Il suo è un calcio eretico. La sua Lazio è stata una squadra che nella partita secca avrebbe potuto vincere con chiunque. Nella Supercoppa di fine 2019 fece letteralmente a pezzi la Juventus di Sarri. Ha portato la squadra di Lotito agli ottavi di Champions e ai quarti di finale di Europa League. Quarti perduti in una sciagurata partita di ritorno contro il Salisburgo quando, in sei minuti incassò tre gol e buttò via una qualificazione che sembrava comoda. Tutti sbagliano.

È arrivato all’Inter con una eredità pesante: quella di Antonio Conte. E soprattutto alla guida di una squadra che a detta di tutti aveva imboccato il viale del ridimensionamento. Via Lukaku l’assoluto protagonista dello scudetto. Via Hakimi venduto a peso d’oro al Psg. Addio a Eriksen fermato da vicende ben più serie di quelle pallonare. Ancora una volta alle prese con un calciomercato piuttosto esangue alla voce entrate, soprattutto se paragonato a quelli del biennio Conte. Sono arrivati l’anziano Dzeko, il suo Correa, Dumfries che è il corrispettivo da Discount di Hakimi, Di Marco di rientro dal Verona, Calhanoglu. Nulla di neanche lontanamente paragonabile allo shopping precedente: Lukaku, Hakimi, Barella, Kolarov, Vidal, Sanchez, Sensi, Young, Moses, lo stesso Lazaro.

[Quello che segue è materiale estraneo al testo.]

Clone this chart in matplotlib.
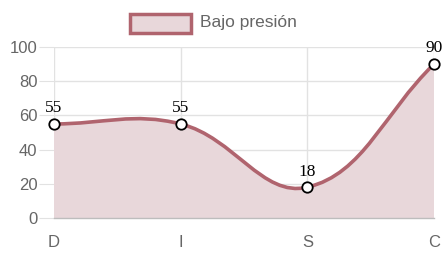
import matplotlib.pyplot as plt
import numpy as np
from matplotlib.path import Path
from matplotlib.patches import PathPatch, Rectangle

# data
categories = ["D", "I", "S", "C"]
values = [55, 55, 18, 90]
series_name = "Bajo presión"

line_color = "#b0646e"
fill_color = "#e8d7da"
grid_color = "#e2e2e2"
text_gray = "#666666"

W, H = 445, 261
fig = plt.figure(figsize=(W / 100, H / 100), dpi=100)
# plot area in pixels: x 54..434, y 47..218
ax = fig.add_axes([54 / W, (H - 218) / H, 380 / W, 171 / H])

x = np.arange(len(categories), dtype=float)
y = np.array(values, dtype=float)

# Chart.js style spline (tension 0.4), distances measured in pixel space
sx, sy = 380 / 3, 171 / 100
tension = 0.4
n = len(x)
cp_prev = np.zeros((n, 2))
cp_next = np.zeros((n, 2))
for i in range(n):
    p0 = (x[max(i - 1, 0)], y[max(i - 1, 0)])
    p1 = (x[i], y[i])
    p2 = (x[min(i + 1, n - 1)], y[min(i + 1, n - 1)])
    d01 = np.hypot((p1[0] - p0[0]) * sx, (p1[1] - p0[1]) * sy)
    d12 = np.hypot((p2[0] - p1[0]) * sx, (p2[1] - p1[1]) * sy)
    s01 = d01 / (d01 + d12) if d01 + d12 else 0
    s12 = d12 / (d01 + d12) if d01 + d12 else 0
    fa, fb = tension * s01, tension * s12
    cp_prev[i] = (p1[0] - fa * (p2[0] - p0[0]), p1[1] - fa * (p2[1] - p0[1]))
    cp_next[i] = (p1[0] + fb * (p2[0] - p0[0]), p1[1] + fb * (p2[1] - p0[1]))

verts = [(x[0], y[0])]
codes = [Path.MOVETO]
for i in range(n - 1):
    verts += [tuple(cp_next[i]), tuple(cp_prev[i + 1]), (x[i + 1], y[i + 1])]
    codes += [Path.CURVE4] * 3

fill_verts = verts + [(x[-1], 0), (x[0], 0), (x[0], y[0])]
fill_codes = codes + [Path.LINETO, Path.LINETO, Path.CLOSEPOLY]
ax.add_patch(PathPatch(Path(fill_verts, fill_codes), facecolor=fill_color,
                       edgecolor="none", zorder=1))
ax.add_patch(PathPatch(Path(verts, codes), facecolor="none", edgecolor=line_color,
                       lw=2.6, capstyle="round", joinstyle="round", zorder=3))
ax.plot(x, y, "o", ms=7.5, mfc="white", mec="black", mew=1.3, zorder=4, clip_on=False)

for xi, yi in zip(x, y):
    ax.annotate(str(int(yi)), (xi, yi), xytext=(0, 5.5), textcoords="offset points",
                ha="center", va="bottom", fontsize=12.5, family="Liberation Serif",
                color="black", annotation_clip=False, zorder=5)

ax.set_xlim(0, 3)
ax.set_ylim(0, 100)
ax.set_xticks(x)
ax.set_xticklabels(categories)
ax.set_yticks(range(0, 101, 20))
ax.grid(True, color=grid_color, lw=1, zorder=0)
ax.set_axisbelow(True)
for s in ["top", "right", "left"]:
    ax.spines[s].set_visible(False)
ax.spines["bottom"].set_color("#bdbdbd")
ax.spines["bottom"].set_linewidth(1)
ax.tick_params(axis="y", length=11, color=grid_color, pad=1, labelsize=12,
               labelcolor=text_gray)
ax.tick_params(axis="x", length=0, pad=12, labelsize=12, labelcolor=text_gray)
for lab in ax.get_xticklabels() + ax.get_yticklabels():
    lab.set_family("Liberation Sans")

# legend
fig.patches.append(Rectangle((130 / W, (H - 33) / H), 61 / W, 19 / H,
                             transform=fig.transFigure, facecolor=fill_color,
                             edgecolor=line_color, lw=2.5))
fig.text(200 / W, (H - 22) / H, series_name, ha="left", va="center", fontsize=12.5,
         color=text_gray, family="Liberation Sans")

fig.savefig("out.png", dpi=100)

Eppure dai suoi nuovi acquisti Inzaghi ha estratto il meglio. L’esempio più rappresentativo è certamente Calhanoglu che fino allo scorso anno potevamo definire un giocatore nella norma, raramente capace di accendersi e illuminare. Al Milan il turco ha giocato una sola stagione veramente buona, quella 2019-2020. Una su quattro. Sono pochi i tifosi rossoneri che si sono disperati per il suo addio a costo zero. L’idea di fondo era quella di un nuovo pacco rifilato ai cugini, dopo quelli indimenticabili di Guglielminpietro e Coco per Pirlo e Seedorf.

E invece Calanhoglu è rinato con Inzaghi. È un altro giocatore. Ha un’altra condizione atletica, ha un’altra testa. Incide. È un trascinatore. È da questi particolari che si giudica un allenatore. Da quanto riesce a far rendere i suoi. Come ha detto Mourinho l’altro giorno in conferenza stampa: «Da piccolo mi hanno insegnato che non si può dire nulla a chi sta dando il massimo». Ecco, con Simone Inzaghi non sai mai quale possa essere il massimo di un calciatore. Vale per Calhanoglu, vale per Luis Alberto. E tanti altri.

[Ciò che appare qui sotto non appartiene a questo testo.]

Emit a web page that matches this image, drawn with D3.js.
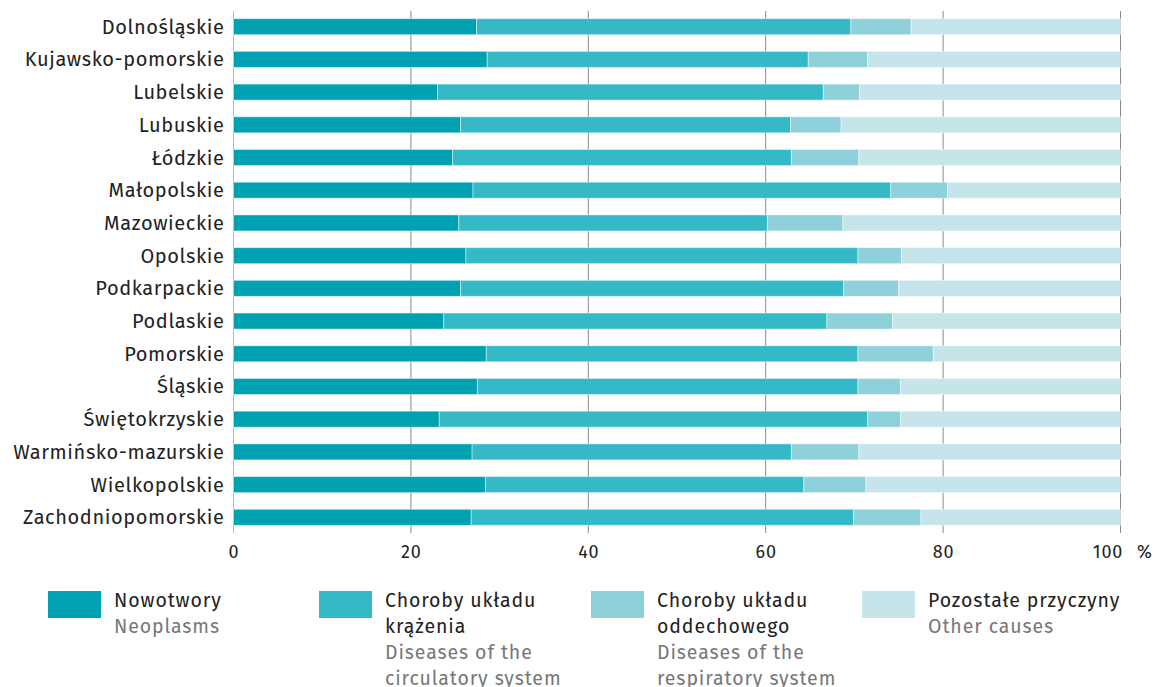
<!DOCTYPE html>
<html>
<head>
<meta charset="utf-8">
<script src="https://cdn.jsdelivr.net/npm/d3@7"></script>
<style>
  body { margin: 0; background: #fff; }
  svg text { font-family: "Fira Sans", "Noto Sans", sans-serif; }
</style>
</head>
<body>
<svg id="chart" width="1158" height="687"></svg>
<script>
// regions (voivodeships)
const regions = [
  'Dolnośląskie', 'Kujawsko-pomorskie', 'Lubelskie', 'Lubuskie', 'Łódzkie',
  'Małopolskie', 'Mazowieckie', 'Opolskie', 'Podkarpackie', 'Podlaskie',
  'Pomorskie', 'Śląskie', 'Świętokrzyskie', 'Warmińsko-mazurskie',
  'Wielkopolskie', 'Zachodniopomorskie'
];

// shares of deaths, %
const neoplasms   = [27.4, 28.6, 23.0, 25.6, 24.7, 27.0, 25.4, 26.2, 25.6, 23.7, 28.5, 27.5, 23.2, 26.9, 28.4, 26.8];
const circulatory = [42.2, 36.2, 43.5, 37.2, 38.2, 47.1, 34.8, 44.2, 43.2, 43.2, 41.9, 42.9, 48.3, 36.0, 35.9, 43.1];
const respiratory = [6.8, 6.7, 4.1, 5.7, 7.6, 6.4, 8.5, 4.9, 6.2, 7.4, 8.5, 4.8, 3.7, 7.6, 7.0, 7.6];
const other = regions.map((r, i) => +(100 - neoplasms[i] - circulatory[i] - respiratory[i]).toFixed(1));

const xTicks = [0, 20, 40, 60, 80, 100];

const series = [
  { key: 'neo', pl: ['Nowotwory'], en: ['Neoplasms'], color: '#00a1b1' },
  { key: 'circ', pl: ['Choroby układu', 'krążenia'], en: ['Diseases of the', 'circulatory system'], color: '#36b9c7' },
  { key: 'resp', pl: ['Choroby układu', 'oddechowego'], en: ['Diseases of the', 'respiratory system'], color: '#8fd1da' },
  { key: 'oth', pl: ['Pozostałe przyczyny'], en: ['Other causes'], color: '#c5e5ea' }
];

const rows = regions.map((r, i) => ({
  region: r, neo: neoplasms[i], circ: circulatory[i], resp: respiratory[i], oth: other[i]
}));

const svg = d3.select('#chart');

const x = d3.scaleLinear().domain([0, 100]).range([233.5, 1120.5]);
const y = d3.scaleBand().domain(regions).range([10.5, 533.5]).paddingInner(0.51).paddingOuter(0.25);

// grid
svg.append('g')
  .selectAll('line')
  .data(xTicks)
  .join('line')
  .attr('x1', d => x(d)).attr('x2', d => x(d))
  .attr('y1', 11).attr('y2', 533)
  .attr('stroke', d => d === 0 ? '#bbbbbb' : '#8a8a8a')
  .attr('stroke-width', 1);

// stacked bars
const stacked = d3.stack().keys(series.map(s => s.key))(rows);

svg.append('g')
  .selectAll('g')
  .data(stacked)
  .join('g')
  .attr('fill', (d, i) => series[i].color)
  .selectAll('rect')
  .data(d => d)
  .join('rect')
  .attr('x', d => x(d[0]))
  .attr('width', d => x(d[1]) - x(d[0]))
  .attr('y', d => y(d.data.region))
  .attr('height', y.bandwidth())
  .attr('stroke', 'rgba(255,255,255,0.45)')
  .attr('stroke-width', 1);

// category labels
svg.append('g')
  .selectAll('text')
  .data(regions)
  .join('text')
  .attr('x', 224.6)
  .attr('y', d => y(d) + y.bandwidth() / 2)
  .attr('dy', '0.35em')
  .attr('text-anchor', 'end')
  .attr('font-size', 20)
  .attr('letter-spacing', 0.6)
  .attr('fill', '#222')
  .text(d => d);

// x axis labels
const xAxis = d3.axisBottom(x).tickValues(xTicks).tickSize(0).tickPadding(0);
const gx = svg.append('g').attr('transform', 'translate(0,545)').call(xAxis);
gx.select('.domain').remove();
gx.selectAll('text')
  .attr('font-size', 18)
  .attr('letter-spacing', 0.8)
  .attr('fill', '#222')
  .attr('dy', '0.71em')
  .attr('dx', d => d === 100 ? -13 : 0)
  .style('font-family', '"Fira Sans", "Noto Sans", sans-serif');

svg.append('text')
  .attr('x', 1137).attr('y', 545)
  .attr('dy', '0.71em')
  .attr('font-size', 18)
  .attr('fill', '#222')
  .text('%');

// legend
const legendX = [48, 319, 591, 862];
const leg = svg.append('g')
  .selectAll('g')
  .data(series)
  .join('g')
  .attr('transform', (d, i) => `translate(${legendX[i]},591)`);

leg.append('rect')
  .attr('width', 53).attr('height', 27)
  .attr('fill', d => d.color);

leg.each(function (d) {
  const g = d3.select(this);
  const lines = d.pl.map(t => ({ t, c: '#222' })).concat(d.en.map(t => ({ t, c: '#777' })));
  g.selectAll('text')
    .data(lines)
    .join('text')
    .attr('x', 66)
    .attr('y', (l, j) => 9 + j * 26)
    .attr('dy', '0.35em')
    .attr('font-size', 19.5)
    .attr('letter-spacing', 0.9)
    .attr('fill', l => l.c)
    .text(l => l.t);
});
</script>
</body>
</html>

L’Inter è la squadra che ha segnato più gol in Serie A: 39. È la squadra col più alto numero di tiri in porta: 100, la seconda è il Napoli con 83. È la squadra con più cross, la seconda per numero di corner. Non è la squadra con più possesso palla. Negli scontri diretti contro Napoli, Milan, Juventus, Lazio, non ha mai avuto più del 49%. Eppure sono partite che l’Inter o ha vinto (contro il Napoli, col 45% di possesso palla) oppure avrebbe meritato di vincere o ha tenuto a lungo in pugno (la Lazio, ad esempio).

Ha un punto in più in classifica rispetto all’Inter di Conte. E ha riportato i nerazzurri agli ottavi di Champions con un turno di anticipo. Non male per un allenatore considerato non all’avanguardia. Da non invitare agli aperitivi organizzati da chi si illude di capire di calcio. Lui intanto vince. E costringe Lotito a far finta di essersi innamorato del suo successore per non finire a parlare da solo e a chiedere pareti di gomma per le sue abitazioni.